What we seem to be forgetting is trading Gruden was nothing short of disastrous for the Raiders, a deal with diminishing returns. They were coming off a controversial overtime loss to the New England Patriots in the AFC divisional playoffs — remember the Tom Brady tuck-rule game? — and played in the Super Bowl the next year.
Only to lose to Gruden and the Bucs.
That was the beginning of a dismal stretch in Oakland, where the Raiders changed coaches 10 times before luring Gruden out of the television booth with a 10-year, $100-million contract. The Raiders didn’t have a winning season from 2003 until 2016, when Jack Del Rio led them to a 12-4 record. (An interesting twist to this tale: Bill Callahan succeeded Gruden as Raiders coach and is serving as interim coach for the Redskins, which would make him an unfortunate player in this circuitous coach-trading drama).
Those draft picks the Raiders acquired didn’t amount to much in Oakland, either. The Raiders began an endless cycle of wheeling and dealing their draft capital, and ended up taking cornerback Phillip Buchanon 17th overall and offensive tackle Langston Walker in the second round in ‘02, defensive end Tyler Brayton No. 32 overall in ‘03 and center Jake Grove in the second round in ‘04.

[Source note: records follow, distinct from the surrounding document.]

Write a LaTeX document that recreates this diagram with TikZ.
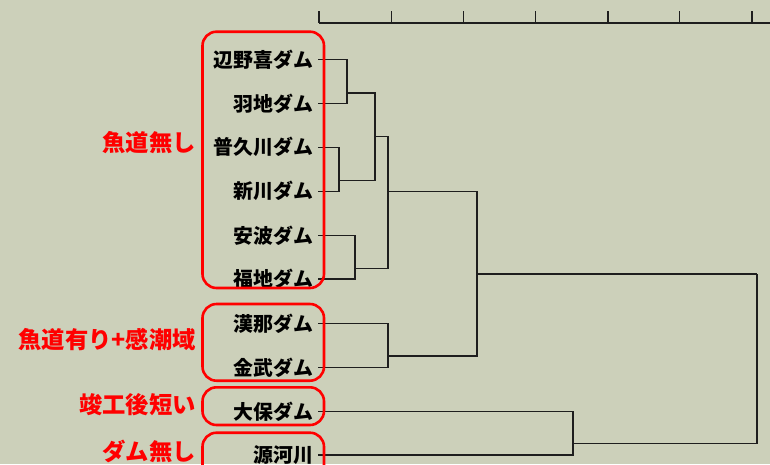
\documentclass[tikz,border=0pt]{standalone}
\usepackage{fontspec}
\newfontfamily\jp{Noto Sans CJK JP}
\definecolor{bgc}{RGB}{204,208,186}
\definecolor{redc}{RGB}{255,0,0}
\definecolor{linec}{RGB}{30,30,30}
\tikzset{
  leaflabel/.style={anchor=east, inner sep=0pt, font=\jp\bfseries\fontsize{19.9}{20}\selectfont, text=black},
  grouplabel/.style={anchor=east, inner sep=0pt, font=\jp\bfseries\fontsize{23.3}{24}\selectfont, text=redc},
  groupbox/.style={draw=redc, line width=2.6pt, rounded corners=14pt},
  dend/.style={draw=linec, line width=1.2pt},
  axisline/.style={draw=linec, line width=1.2pt}
}
\begin{document}
\begin{tikzpicture}[x=1pt,y=-1pt]
\useasboundingbox (0,0) rectangle (770,464);
\fill[bgc] (0,0) rectangle (770,464);

% axis
\draw[axisline] (319,23) -- (770,23);
\foreach \tx in {319,391.7,463.5,535.7,608,679.7,752}
  \draw[axisline] (\tx,11) -- (\tx,23);

% leaf positions
\foreach \i/\yy in {1/59.7,2/103.5,3/147.3,4/191.2,5/235.5,6/279,7/323.3,8/367.3,9/411.3,10/455}
  \coordinate (L\i) at (318,\yy);

% leaf labels
\node[leaflabel] (n1) at (313.5,59.7) {辺野喜ダム};
\node[leaflabel] (n2) at (313.5,103.5) {羽地ダム};
\node[leaflabel] (n3) at (313.5,147.3) {普久川ダム};
\node[leaflabel] (n4) at (313.5,191.2) {新川ダム};
\node[leaflabel] (n5) at (313.5,235.5) {安波ダム};
\node[leaflabel] (n6) at (313.5,279) {福地ダム};
\node[leaflabel] (n7) at (313.5,323.3) {漢那ダム};
\node[leaflabel] (n8) at (313.5,367.3) {金武ダム};
\node[leaflabel] (n9) at (313.5,411.3) {大保ダム};
\node[leaflabel] (n10) at (313.5,455) {源河川};

% merge points
\coordinate (a1) at (347,93);
\coordinate (b1) at (339,180.7);
\coordinate (c1) at (375,136.7);
\coordinate (d1) at (355,268.3);
\coordinate (e1) at (388,191.7);
\coordinate (f1) at (388,356);
\coordinate (g1) at (477,274);
\coordinate (h1) at (573,443.3);
\coordinate (r1) at (757,274);

\draw[dend] (L1) -| (a1);
\draw[dend] (L2) -| (a1);
\draw[dend] (L3) -| (b1);
\draw[dend] (L4) -| (b1);
\draw[dend] (a1) -| (c1);
\draw[dend] (b1) -| (c1);
\draw[dend] (L5) -| (d1);
\draw[dend] (L6) -| (d1);
\draw[dend] (c1) -| (e1);
\draw[dend] (d1) -| (e1);
\draw[dend] (L7) -| (f1);
\draw[dend] (L8) -| (f1);
\draw[dend] (e1) -| (g1);
\draw[dend] (f1) -| (g1);
\draw[dend] (L9) -| (h1);
\draw[dend] (L10) -| (h1);
\draw[dend] (g1) -| (r1);
\draw[dend] (h1) -| (r1);

% group boxes
\draw[groupbox] (202.5,31.7) rectangle (324,288);
\draw[groupbox] (202.5,304) rectangle (324,380.7);
\draw[groupbox] (202.5,387.3) rectangle (324,425);
\draw[groupbox] (202.5,432.7) rectangle (324,485);

% group labels
\node[grouplabel] (g1l) at (196,143) {魚道無し};
\node[grouplabel] (g2l) at (196,340) {魚道有り+感潮域};
\node[grouplabel] (g3l) at (196,405) {竣工後短い};
\node[grouplabel] (g4l) at (196,451.7) {ダム無し};
\end{tikzpicture}
\end{document}
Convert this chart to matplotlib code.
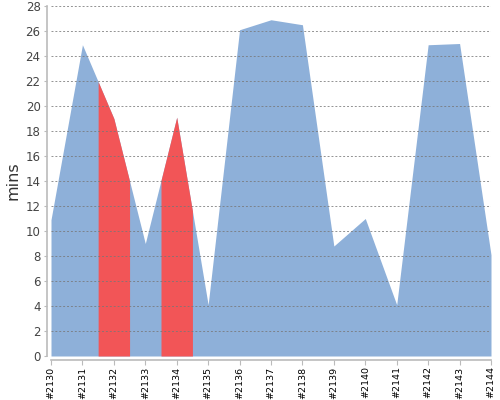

Perhaps the Steelers would fare better, considering their eye for talent and how trading up in the first round has turned out. They have Troy Polamalu, Santonio Holmes and Bush to show for it, and Fitzpatrick looks like a perfect fit for their defense.
But you have to wonder whether the Steelers are ready to make major changes, not only with their coaching staff but at quarterback. I can’t imagine Roethlisberger would welcome a new coach calling the shots let alone plays at this point of his career, and he already shared how he feels about the Steelers spending an early-round draft pick on his potential successor.
None of this is meant to dismiss the possibility of such a deal. Stranger things have happened with the Steelers, especially this season. They’re down to starting a Duck — undrafted free agent rookie Devlin Hodges — at quarterback, so desperate times could call for desperate measures.